DUE DILIGENCE FOR DUE PROCESS AFTER DUSKY: THE “DARK FIGURE” OF THE INCOMPETENT AND NOT RESTORABLE DEFENDANT
It has been just over 60 years since the U.S. Supreme Court established the modern legal standard for competency in Dusky v. United States (1960). While there have been challenges and slight revisions to this landmark case, the standard retains its precedental value. Research is accumulating that analyzes not only the standard itself, but the methods that are used to meet the standard. This dissertation contributes to the current literature by assessing: (1) the history of competency decisions at the federal level (2) the current state of competency evaluations and competency restoration that guide the determination of competence to stand trial (CST); and (3) the ability of the competency process to provide proper due process for those deemed incompetent and not restorable. The purpose of this dissertation is to provide a legal discussion on whether current competency evaluation and the competency restoration process provide the proper due process for an incompetent defendant to stand trial.
This dissertation uses a qualitative, inductive, doctrinal methodology to analyze United States Federal District Court lawsuits in the Southern District of Texas brought by offenders on competency issues, largely petitioning for federal habeas corpus relief under 28 U.S.C. § 2254 and 28 U.S.C. § 2235, claiming violations of their Fifth and/or Fourteenth Amendment right guaranteeing due process of law.

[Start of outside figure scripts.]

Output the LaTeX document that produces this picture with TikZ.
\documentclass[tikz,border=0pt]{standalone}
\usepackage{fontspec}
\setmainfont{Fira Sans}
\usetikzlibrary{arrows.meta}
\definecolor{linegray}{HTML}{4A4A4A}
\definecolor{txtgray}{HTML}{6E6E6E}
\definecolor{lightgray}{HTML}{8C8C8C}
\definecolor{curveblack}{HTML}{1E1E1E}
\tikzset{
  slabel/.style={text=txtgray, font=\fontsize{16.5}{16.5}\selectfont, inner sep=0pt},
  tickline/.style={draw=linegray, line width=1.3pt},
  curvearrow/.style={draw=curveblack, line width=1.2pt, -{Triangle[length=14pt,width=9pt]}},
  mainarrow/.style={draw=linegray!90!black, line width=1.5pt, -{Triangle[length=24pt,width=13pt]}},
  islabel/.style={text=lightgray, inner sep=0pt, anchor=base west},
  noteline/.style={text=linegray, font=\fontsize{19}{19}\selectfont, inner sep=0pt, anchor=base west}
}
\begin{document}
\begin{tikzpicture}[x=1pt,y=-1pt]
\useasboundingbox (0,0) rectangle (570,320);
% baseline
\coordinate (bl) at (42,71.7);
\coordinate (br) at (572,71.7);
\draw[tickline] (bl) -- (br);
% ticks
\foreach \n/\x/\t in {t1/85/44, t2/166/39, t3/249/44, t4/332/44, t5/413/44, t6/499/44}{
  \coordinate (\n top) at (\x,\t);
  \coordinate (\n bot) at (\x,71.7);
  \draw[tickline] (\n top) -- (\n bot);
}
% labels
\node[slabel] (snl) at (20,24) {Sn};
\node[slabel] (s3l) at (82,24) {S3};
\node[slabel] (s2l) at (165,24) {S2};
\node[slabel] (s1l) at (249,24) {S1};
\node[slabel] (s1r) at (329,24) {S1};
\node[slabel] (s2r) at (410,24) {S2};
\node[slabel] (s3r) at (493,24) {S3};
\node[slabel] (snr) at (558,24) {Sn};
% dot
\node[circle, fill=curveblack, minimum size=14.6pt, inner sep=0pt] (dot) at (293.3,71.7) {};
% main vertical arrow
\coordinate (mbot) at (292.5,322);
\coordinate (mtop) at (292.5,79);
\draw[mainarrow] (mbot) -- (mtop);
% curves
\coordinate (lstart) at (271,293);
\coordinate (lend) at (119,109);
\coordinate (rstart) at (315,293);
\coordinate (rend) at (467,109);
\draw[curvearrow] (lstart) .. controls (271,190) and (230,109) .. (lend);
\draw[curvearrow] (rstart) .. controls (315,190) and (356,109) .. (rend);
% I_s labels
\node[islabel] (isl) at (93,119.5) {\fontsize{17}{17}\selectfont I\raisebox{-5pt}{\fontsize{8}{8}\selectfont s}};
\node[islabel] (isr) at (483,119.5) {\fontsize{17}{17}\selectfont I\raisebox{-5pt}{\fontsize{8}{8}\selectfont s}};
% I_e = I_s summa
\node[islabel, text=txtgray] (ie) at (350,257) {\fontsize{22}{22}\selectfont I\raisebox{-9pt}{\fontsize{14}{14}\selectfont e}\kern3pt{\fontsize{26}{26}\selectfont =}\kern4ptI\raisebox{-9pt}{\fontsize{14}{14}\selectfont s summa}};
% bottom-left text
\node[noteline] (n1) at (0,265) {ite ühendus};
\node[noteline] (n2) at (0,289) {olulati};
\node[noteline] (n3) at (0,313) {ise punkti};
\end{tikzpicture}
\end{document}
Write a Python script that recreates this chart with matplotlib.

Results of the case review show most petitions challenging competency are denied by the U.S. District Court. Also of note is that the specific sliver of the population this dissertation speaks about (incompetent to stand trial and non-restorable) is seemingly never discussed at the federal level. Future studies should assess whether the issue of un-restorability is addressed at a different judicial level, or if there are no challenges brought by a population that is relatively small, but also a population that may be most susceptible to having their due process rights violated.